Nastiness in politics has always existed, but lately it seems to have increased in tempo. It’s partly understandable because the next general election is coming up and because this may well see Labour face a fourth term in office and the Conservatives a fourth term in opposition, so the stakes are much higher.
The challenge for us is to try and put all that to one side, to get beyond that, and to try and respect one’s opponents, no matter how loathsome some of them are, no matter how nasty the not-forgotten slight was, and no matter how much we want to see some individuals on the opposite benches face humiliation because we remember some things he or she have said and/or done. It is unpleasant, it is vile, it diminishes us as human beings, and it turns the electorate away from voting for any of us and in the long term that is dangerous.

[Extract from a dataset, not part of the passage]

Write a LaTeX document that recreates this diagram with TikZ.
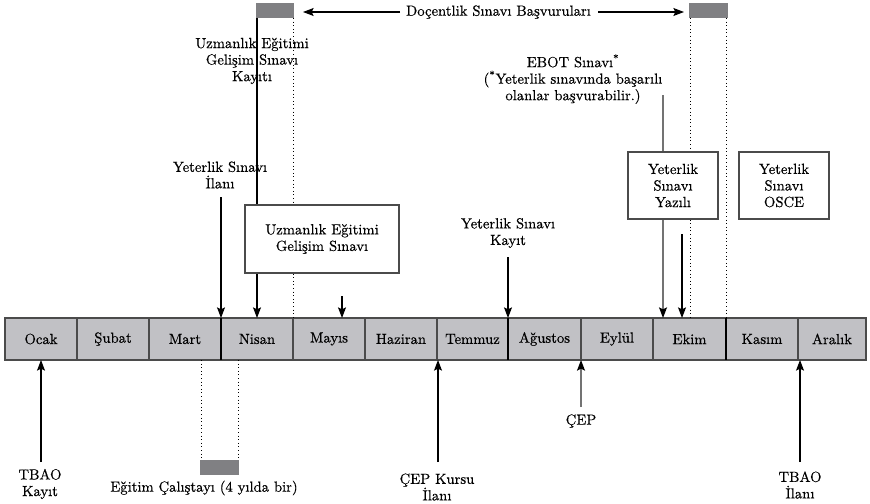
\documentclass[tikz,border=0pt]{standalone}
\usepackage{fontspec}
\setmainfont{Latin Modern Roman}[FakeBold=0.4]
\usetikzlibrary{arrows.meta}
\definecolor{barfill}{RGB}{193,193,197}
\definecolor{blkfill}{RGB}{128,128,131}
\definecolor{edge}{RGB}{75,75,75}
\begin{document}
\begin{tikzpicture}[x=0.75pt,y=-0.75pt,
  font=\fontsize{11}{12.4}\selectfont,
  arr/.style={-{Stealth[length=8pt,width=6pt,inset=1.5pt]}, line width=0.8pt, black},
  grayarr/.style={line width=1pt, draw=black!55, -{Stealth[length=8pt,width=6pt,inset=1.5pt,fill=black,color=black]}},
  dots/.style={dotted, line width=0.7pt, black},
  cell/.style={draw=edge, fill=barfill, line width=1.1pt, inner sep=0pt, outer sep=0pt, minimum height=31.5pt},
  evbox/.style={draw=edge, fill=white, line width=1.1pt, align=center, inner sep=0pt},
  blk/.style={fill=blkfill, inner sep=0pt, outer sep=0pt, minimum width=29pt, minimum height=11.25pt},
  lbl/.style={align=center, inner sep=1pt}]
\useasboundingbox (0,0) rectangle (870,503);

% month bar
\foreach \a/\b/\n/\t in {5/77/m1/Ocak, 77/149/m2/Şubat, 149/221/m3/Mart, 221/293/m4/Nisan,
  293/365/m5/Mayıs, 365/437/m6/Haziran, 437/508/m7/Temmuz, 508/581/m8/Ağustos,
  581/653/m9/Eylül, 653/726/m10/Ekim, 726/798/m11/Kasım, 798/866/m12/Aralık}{
  \pgfmathsetmacro\w{(\b-\a)*0.75}
  \node[cell, minimum width=\w pt] (\n) at ({(\a+\b)/2},339) {\t};
}
\draw[line width=1pt, black] (m4.north west) -- (m4.south west);
\draw[line width=1pt, black] (m8.north west) -- (m8.south west);
\draw[line width=1pt, black] (m11.north west) -- (m11.south west);

% grey blocks
\node[blk] (dL) at (275,10.5) {};
\node[blk] (dR) at (708.5,10.5) {};
\node[blk] (cal) at (219.5,467) {};

% top label
\node[lbl] (doc) at (498.5,12) {Doçentlik Sınavı Başvuruları};
\coordinate (docLs) at (400,12);
\coordinate (docLe) at (303,12);
\coordinate (docRs) at (598,12);
\coordinate (docRe) at (684,12);
\draw[arr] (docLs) -- (docLe);
\draw[arr] (docRs) -- (docRe);

% dotted guides
\coordinate (g1a) at (293,18);  \coordinate (g1b) at (293,318);
\coordinate (g2a) at (690,18);  \coordinate (g2b) at (690,318);
\coordinate (g3a) at (726,18);  \coordinate (g3b) at (726,318);
\coordinate (g4a) at (201,360); \coordinate (g4b) at (201,459);
\coordinate (g5a) at (238,360); \coordinate (g5b) at (238,459);
\draw[dots] (g1a) -- (g1b);
\draw[dots] (g2a) -- (g2b);
\draw[dots] (g3a) -- (g3b);
\draw[dots] (g4a) -- (g4b);
\draw[dots] (g5a) -- (g5b);

% arrows onto the bar from above
\coordinate (uekS) at (257,18);    \coordinate (uekE) at (257,318);
\coordinate (yiS) at (221,197);
\coordinate (mayS) at (342,296);   \coordinate (mayE) at (342,318);
\coordinate (ykS) at (508,257);
\coordinate (ebS) at (663,95);     \coordinate (ebE) at (663,318);
\coordinate (ekS) at (682,234);    \coordinate (ekE) at (682,318);
\draw[arr] (uekS) -- (uekE);
\draw[arr] (yiS) -- (m4.north west);
\draw[arr] (mayS) -- (mayE);
\draw[arr] (ykS) -- (m8.north west);
\draw[grayarr] (ebS) -- (ebE);
\draw[arr] (ekS) -- (ekE);

% arrows onto the bar from below
\coordinate (tkS) at (41,462);   \coordinate (tkE) at (41,360);
\coordinate (ckS) at (438,462);  \coordinate (ckE) at (438,360);
\coordinate (cpS) at (581,407);  \coordinate (cpE) at (581,360);
\coordinate (tiS) at (800,462);  \coordinate (tiE) at (800,360);
\draw[arr] (tkS) -- (tkE);
\draw[arr] (ckS) -- (ckE);
\draw[grayarr] (cpS) -- (cpE);
\draw[arr] (tiS) -- (tiE);

% event boxes
\node[evbox, minimum width=115.5pt, minimum height=51pt] (uegs) at (322,239)
  {Uzmanlık Eğitimi\\Gelişim Sınavı};
\node[evbox, minimum width=67.5pt, minimum height=50.25pt] (yaz) at (673,185.5)
  {Yeterlik\\Sınavı\\Yazılı};
\node[evbox, minimum width=67.5pt, minimum height=50.25pt] (osce) at (784,185.5)
  {Yeterlik\\Sınavı\\OSCE};

% labels
\node[lbl] (uek) at (252,61) {Uzmanlık Eğitimi\\Gelişim Sınavı\\Kayıtı};
\node[lbl] (yi) at (220,175) {Yeterlik Sınavı\\İlanı};
\node[lbl] (yk) at (508,233) {Yeterlik Sınavı\\Kayıt};
\node[lbl] (ebot) at (573,79) {EBOT Sınavı\textsuperscript{*}\\(\textsuperscript{*}Yeterlik sınavında başarılı\\olanlar başvurabilir.)};
\node[lbl] (tk) at (40,484) {TBAO\\Kayıt};
\node[lbl] (calt) at (204,488) {Eğitim Çalıştayı (4 yılda bir)};
\node[lbl] (ck) at (437,487) {ÇEP Kursu\\İlanı};
\node[lbl] (cp) at (581,421) {ÇEP};
\node[lbl] (ti) at (800,485) {TBAO\\İlanı};
\end{tikzpicture}
\end{document}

I am not going to do a David Cameron and say that we need to move on from “Punch n’Judy” politics. The thought of doing that scares me because I am just as human as anyone else in feeling unpleasant towards my opponents sometimes, and no doubt before long I’ll probably indulge in some Punch and Judy fisticuffs myself, but we must keep trying and trying again to break away from that and we must try and improve the attitudes within our political system and not feed those who go into politics for unpleasant kicks.
For those of us who are members of the Labour Party, this should especially be borne out, because the Labour Party was set up to help the disadvantaged and vulnerable. By being vicious and personal are we really following that common endeavour? Why should we sink so low as to take part in mud fights that are more suited to the playground?